— begin —

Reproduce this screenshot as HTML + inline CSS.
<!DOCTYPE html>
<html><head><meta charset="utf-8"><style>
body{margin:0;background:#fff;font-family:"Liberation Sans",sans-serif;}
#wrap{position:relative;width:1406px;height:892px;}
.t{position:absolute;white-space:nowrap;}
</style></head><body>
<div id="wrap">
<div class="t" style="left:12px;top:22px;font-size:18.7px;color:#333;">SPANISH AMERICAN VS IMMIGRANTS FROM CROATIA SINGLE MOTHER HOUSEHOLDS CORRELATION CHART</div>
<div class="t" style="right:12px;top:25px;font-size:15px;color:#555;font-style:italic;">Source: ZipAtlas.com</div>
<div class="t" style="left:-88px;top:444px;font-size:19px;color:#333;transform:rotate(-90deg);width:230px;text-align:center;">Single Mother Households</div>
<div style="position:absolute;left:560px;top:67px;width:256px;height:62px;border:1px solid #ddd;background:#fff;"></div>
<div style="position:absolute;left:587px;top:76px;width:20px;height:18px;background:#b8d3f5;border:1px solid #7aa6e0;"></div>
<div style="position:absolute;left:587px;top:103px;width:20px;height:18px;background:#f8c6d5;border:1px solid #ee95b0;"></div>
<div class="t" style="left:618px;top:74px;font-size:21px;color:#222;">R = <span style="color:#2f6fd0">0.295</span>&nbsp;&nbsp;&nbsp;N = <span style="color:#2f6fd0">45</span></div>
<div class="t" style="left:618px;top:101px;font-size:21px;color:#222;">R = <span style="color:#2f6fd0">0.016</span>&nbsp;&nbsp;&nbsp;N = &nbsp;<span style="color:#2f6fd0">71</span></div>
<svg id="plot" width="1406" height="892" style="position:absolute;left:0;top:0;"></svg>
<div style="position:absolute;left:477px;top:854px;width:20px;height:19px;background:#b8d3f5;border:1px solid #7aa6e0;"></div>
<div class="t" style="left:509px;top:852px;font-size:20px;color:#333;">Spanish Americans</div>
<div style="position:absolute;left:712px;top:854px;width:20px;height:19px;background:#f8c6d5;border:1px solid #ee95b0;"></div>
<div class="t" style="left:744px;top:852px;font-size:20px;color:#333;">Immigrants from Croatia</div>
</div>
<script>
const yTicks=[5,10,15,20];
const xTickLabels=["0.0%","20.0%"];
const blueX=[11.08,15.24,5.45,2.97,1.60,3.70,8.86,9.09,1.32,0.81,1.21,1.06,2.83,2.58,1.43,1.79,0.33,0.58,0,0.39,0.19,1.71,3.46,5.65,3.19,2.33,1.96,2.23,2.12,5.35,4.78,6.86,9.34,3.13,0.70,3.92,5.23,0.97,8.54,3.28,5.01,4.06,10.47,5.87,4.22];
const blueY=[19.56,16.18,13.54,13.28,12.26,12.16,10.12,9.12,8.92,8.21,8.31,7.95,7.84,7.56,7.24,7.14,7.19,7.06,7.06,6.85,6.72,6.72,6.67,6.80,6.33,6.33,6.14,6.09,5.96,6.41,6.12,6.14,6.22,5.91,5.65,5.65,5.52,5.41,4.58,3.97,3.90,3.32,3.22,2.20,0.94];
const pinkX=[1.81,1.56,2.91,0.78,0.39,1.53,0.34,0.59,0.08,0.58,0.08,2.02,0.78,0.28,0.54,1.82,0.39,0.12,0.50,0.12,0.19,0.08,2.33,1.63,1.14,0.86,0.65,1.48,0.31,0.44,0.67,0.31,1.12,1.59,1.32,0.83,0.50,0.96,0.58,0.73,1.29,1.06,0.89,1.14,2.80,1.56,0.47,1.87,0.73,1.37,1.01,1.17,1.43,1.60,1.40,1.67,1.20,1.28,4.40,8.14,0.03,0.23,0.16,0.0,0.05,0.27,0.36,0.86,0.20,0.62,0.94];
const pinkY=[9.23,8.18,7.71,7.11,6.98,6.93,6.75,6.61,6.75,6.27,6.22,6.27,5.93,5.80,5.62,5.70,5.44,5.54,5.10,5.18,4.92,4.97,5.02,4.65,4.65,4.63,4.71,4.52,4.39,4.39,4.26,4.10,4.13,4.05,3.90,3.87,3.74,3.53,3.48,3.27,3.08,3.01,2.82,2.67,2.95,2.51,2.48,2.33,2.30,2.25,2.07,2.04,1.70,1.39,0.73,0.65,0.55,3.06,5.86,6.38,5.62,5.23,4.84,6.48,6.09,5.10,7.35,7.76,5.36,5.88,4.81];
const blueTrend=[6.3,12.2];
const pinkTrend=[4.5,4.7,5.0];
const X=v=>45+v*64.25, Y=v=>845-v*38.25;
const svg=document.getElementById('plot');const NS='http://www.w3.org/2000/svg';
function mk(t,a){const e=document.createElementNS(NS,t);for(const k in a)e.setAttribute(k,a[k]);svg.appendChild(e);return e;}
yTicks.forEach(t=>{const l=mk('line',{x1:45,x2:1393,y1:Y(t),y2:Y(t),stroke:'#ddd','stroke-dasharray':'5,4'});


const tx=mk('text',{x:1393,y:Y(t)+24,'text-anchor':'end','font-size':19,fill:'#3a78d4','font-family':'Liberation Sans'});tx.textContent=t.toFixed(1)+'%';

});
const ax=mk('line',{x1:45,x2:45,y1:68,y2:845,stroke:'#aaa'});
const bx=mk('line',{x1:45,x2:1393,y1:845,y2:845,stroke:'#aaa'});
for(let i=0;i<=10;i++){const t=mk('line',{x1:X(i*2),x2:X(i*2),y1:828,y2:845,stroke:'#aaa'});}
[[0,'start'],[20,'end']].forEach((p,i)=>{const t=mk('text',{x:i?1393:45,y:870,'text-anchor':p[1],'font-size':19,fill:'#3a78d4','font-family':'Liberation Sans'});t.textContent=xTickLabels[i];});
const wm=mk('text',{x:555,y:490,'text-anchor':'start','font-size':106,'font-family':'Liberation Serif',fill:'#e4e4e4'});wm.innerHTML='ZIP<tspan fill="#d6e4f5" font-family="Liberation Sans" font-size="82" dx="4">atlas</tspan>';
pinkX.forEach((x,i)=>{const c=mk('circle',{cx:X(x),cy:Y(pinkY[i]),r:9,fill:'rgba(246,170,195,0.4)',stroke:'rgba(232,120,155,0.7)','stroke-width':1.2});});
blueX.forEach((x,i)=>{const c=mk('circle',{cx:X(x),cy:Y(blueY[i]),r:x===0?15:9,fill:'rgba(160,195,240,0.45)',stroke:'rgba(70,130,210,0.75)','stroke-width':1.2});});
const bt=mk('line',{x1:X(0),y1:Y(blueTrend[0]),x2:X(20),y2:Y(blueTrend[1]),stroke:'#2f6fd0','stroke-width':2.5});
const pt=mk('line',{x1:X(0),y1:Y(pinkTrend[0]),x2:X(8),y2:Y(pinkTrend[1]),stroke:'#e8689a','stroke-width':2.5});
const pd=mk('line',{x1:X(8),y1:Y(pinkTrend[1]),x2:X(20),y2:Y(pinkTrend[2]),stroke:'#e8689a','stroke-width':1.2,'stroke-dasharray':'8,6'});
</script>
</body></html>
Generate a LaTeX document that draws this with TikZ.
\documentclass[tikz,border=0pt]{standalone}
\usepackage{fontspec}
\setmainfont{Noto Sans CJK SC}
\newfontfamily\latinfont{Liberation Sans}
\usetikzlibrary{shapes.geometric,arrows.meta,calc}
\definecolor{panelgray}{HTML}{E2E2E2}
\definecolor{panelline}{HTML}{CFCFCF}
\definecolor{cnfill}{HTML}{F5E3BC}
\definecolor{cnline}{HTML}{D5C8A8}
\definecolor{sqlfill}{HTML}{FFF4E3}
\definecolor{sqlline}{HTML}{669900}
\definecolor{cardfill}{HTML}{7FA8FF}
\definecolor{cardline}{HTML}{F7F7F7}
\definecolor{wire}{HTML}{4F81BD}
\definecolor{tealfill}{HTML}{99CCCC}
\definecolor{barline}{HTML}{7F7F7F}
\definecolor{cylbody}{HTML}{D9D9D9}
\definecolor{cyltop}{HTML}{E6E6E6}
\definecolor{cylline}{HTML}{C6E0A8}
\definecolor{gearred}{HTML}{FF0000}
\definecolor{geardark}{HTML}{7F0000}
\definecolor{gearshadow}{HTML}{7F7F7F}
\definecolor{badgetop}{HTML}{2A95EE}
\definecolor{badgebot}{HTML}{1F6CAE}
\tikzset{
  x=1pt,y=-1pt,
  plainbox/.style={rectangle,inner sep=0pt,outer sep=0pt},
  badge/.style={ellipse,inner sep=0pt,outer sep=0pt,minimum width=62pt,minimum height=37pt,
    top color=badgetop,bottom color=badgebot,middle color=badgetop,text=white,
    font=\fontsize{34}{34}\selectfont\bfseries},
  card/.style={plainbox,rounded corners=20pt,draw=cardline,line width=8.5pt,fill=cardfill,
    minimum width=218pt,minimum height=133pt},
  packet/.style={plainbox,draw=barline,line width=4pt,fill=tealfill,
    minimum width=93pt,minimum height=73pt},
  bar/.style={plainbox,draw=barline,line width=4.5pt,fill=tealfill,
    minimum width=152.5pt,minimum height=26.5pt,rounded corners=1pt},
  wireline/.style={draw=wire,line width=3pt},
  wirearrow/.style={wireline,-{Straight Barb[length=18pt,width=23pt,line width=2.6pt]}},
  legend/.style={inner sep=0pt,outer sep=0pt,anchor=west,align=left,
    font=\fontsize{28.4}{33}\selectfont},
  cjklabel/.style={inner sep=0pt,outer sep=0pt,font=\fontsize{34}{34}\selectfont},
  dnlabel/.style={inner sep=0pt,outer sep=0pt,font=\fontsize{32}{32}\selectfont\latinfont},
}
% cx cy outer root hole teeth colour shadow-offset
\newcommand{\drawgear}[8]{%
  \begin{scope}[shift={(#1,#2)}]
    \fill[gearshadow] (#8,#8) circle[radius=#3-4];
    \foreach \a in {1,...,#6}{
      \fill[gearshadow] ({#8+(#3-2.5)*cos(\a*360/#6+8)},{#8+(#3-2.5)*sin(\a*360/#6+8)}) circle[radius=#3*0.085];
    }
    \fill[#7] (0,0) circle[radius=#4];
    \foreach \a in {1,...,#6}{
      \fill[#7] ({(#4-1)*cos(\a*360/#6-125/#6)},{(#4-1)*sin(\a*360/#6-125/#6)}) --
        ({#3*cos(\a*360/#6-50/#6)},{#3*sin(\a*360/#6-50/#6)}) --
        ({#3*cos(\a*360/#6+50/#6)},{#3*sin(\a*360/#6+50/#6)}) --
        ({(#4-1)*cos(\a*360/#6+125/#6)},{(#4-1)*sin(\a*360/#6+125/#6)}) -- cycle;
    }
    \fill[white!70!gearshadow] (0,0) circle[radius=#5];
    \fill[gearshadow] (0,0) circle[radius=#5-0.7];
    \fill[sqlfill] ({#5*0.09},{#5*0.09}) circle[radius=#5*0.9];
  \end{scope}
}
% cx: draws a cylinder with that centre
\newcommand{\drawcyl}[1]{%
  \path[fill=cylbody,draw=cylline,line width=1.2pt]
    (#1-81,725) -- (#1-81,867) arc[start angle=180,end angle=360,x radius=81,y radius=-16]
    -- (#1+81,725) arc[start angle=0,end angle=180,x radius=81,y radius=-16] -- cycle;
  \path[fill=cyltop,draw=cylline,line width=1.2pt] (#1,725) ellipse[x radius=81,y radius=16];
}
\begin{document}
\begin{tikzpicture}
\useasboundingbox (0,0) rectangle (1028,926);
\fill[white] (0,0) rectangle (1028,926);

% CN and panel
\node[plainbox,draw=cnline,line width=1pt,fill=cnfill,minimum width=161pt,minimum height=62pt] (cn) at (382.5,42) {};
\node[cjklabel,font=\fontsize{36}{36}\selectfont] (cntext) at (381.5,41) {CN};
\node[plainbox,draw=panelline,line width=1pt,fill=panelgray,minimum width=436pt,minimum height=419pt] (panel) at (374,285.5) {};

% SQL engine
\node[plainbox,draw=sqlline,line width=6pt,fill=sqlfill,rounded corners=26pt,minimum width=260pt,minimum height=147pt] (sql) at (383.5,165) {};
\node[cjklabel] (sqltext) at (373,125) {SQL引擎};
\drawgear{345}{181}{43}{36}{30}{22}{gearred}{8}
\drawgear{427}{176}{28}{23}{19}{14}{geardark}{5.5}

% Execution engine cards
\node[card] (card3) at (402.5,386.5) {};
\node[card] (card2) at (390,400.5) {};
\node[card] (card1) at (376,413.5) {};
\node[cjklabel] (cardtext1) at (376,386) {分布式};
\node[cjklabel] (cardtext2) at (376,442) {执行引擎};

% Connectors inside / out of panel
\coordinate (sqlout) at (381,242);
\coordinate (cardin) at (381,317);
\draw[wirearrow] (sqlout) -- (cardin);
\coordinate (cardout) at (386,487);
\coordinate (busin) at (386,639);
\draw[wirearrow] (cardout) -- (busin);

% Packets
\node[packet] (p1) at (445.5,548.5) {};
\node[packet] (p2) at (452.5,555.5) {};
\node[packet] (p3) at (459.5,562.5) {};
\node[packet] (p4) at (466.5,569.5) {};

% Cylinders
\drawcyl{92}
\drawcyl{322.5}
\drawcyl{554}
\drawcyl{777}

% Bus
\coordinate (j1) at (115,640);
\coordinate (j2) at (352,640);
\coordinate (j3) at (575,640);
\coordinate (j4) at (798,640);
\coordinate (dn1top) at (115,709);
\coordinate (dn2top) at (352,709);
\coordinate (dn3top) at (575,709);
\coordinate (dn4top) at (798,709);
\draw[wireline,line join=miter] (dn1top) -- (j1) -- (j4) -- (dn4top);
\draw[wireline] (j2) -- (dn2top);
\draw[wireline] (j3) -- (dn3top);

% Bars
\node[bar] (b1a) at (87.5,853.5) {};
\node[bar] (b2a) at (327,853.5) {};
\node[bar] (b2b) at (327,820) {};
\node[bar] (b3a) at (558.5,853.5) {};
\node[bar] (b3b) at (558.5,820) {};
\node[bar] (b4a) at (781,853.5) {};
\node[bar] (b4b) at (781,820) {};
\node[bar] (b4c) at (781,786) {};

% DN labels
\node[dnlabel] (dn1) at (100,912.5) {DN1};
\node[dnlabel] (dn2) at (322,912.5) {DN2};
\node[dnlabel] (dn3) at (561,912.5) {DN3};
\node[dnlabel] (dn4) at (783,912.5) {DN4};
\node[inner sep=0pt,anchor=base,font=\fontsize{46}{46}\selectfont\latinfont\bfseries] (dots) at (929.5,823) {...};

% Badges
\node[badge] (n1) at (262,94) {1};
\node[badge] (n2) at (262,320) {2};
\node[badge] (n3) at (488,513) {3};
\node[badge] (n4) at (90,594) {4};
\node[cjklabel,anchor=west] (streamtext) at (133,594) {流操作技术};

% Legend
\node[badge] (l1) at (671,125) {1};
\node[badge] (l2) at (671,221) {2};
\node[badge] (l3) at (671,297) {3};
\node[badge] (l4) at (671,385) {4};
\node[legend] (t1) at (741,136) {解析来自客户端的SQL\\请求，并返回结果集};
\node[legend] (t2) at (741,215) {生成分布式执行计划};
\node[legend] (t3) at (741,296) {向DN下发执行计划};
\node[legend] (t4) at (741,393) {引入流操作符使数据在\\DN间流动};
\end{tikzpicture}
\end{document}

— end —

What is required: Filter the listing above by the word "draws"; copy each line that passes.

Finished exercise:
Generate a LaTeX document that draws this with TikZ.
% cx: draws a cylinder with that centre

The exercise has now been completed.